A day with my beloved community of mindfulness, my spiritual family. An evening at the feet of a special tall tree in Botanical Gardens, my secret temple. Mindfulness and Mother Nature, my favourite urban relief ritual. I go there to lie down on the grass, to come back to myself. The trees, my lungs. The earth, my rest.

Recently, I’d been strangely drawn to the ocean. It calls. And. I. Must. Go. Like a man stranded in a desert thirsty for water kind of being called. My best mate says ocean nourishes earth and I have a lot of earth in my chart. I’ll take that explanation. It does nourish me, in a way I cannot explain. It’s been one crazy year, after all. I do feel depleted, not just in body and mind but spirit too. After wading and flowing and surfing with the sea, I never felt more relaxed. Thirst gone. And I feel more alive than ever. Ocean nourishes earth, sea nourishes me.

9. In death I saw the Singapore that I want to live for.

LKY’s passing in SG50. Life and death on a national scale. What a moving year it had been.

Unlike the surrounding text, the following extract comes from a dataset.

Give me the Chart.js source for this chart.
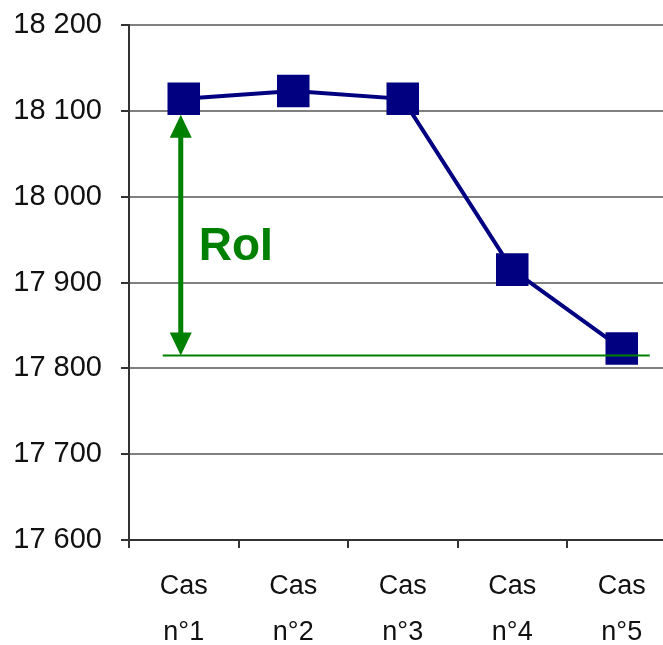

In LKY’s remembrance I was transfixed by the outpouring of Singapore, where everyone came together to support one another in difficult times. #passitonlky was me and my friends’ way of responding together, of remembering by doing. With SG50, I witnessed how we can have fun together, from the lame (#simisaialsosg50) to the sublime (#supermamasg).

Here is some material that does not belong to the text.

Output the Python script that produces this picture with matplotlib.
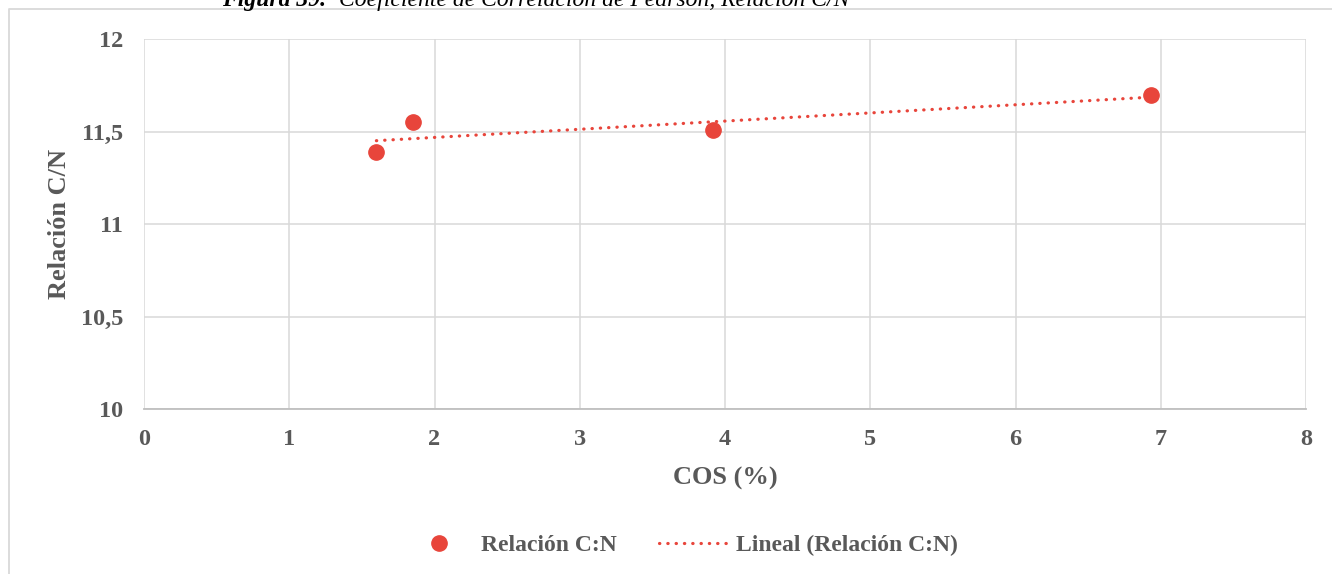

The Singaporean narrative is the stories we tell each other, about each other. May we always have loving, caring, inspiring stories to tell each other, about each other, after this year. March on, Singapore. You were inspiring this year.

10. The opposite of scarcity is sufficiency, not abundance.

2015 started off in the dark valley of scarcity. I just started my own design consultancy. An audacious and crazy move. Anxiety about survival followed. Poor coping followed. Health waned and everything started to fall down the same route as it did for the past few years. I was watching a repeat telecast of the same story. Thankfully, by sheer divine intervention, things turned. I got gigs. Friends helped with word of mouth. I made my profit target and fulfilled my promise to my wife. I got awarded a HDB flat that I can afford, just barely. In the end, I was provided and protected. Just barely. It’s a marvel to wonder how it all unfolded. The universe gives what we need, just barely. Enough to survive to tell the adventure. Oftentimes, the odds seemed never in my favour, but through our dance with it, we got on the hilltop of sufficiency. It doesn’t always work though – sometimes in life, the valley gets deeper and deeper. So for getting on that hill, I’m humbly grateful and in awe. That hilltop though, is not abundance – I didn’t get that much. If sufficiency ever resembled abundance, it would be because of how the universe can squeeze out enough for you against all odds. A miracle and a marvel is what makes sufficiency feels like abundance. And a miracle to marvel it was.

 

(*Lots of references to Big Magic: Creative Living Beyond Fear, by Elizabeth Gilbert. You have to read it.)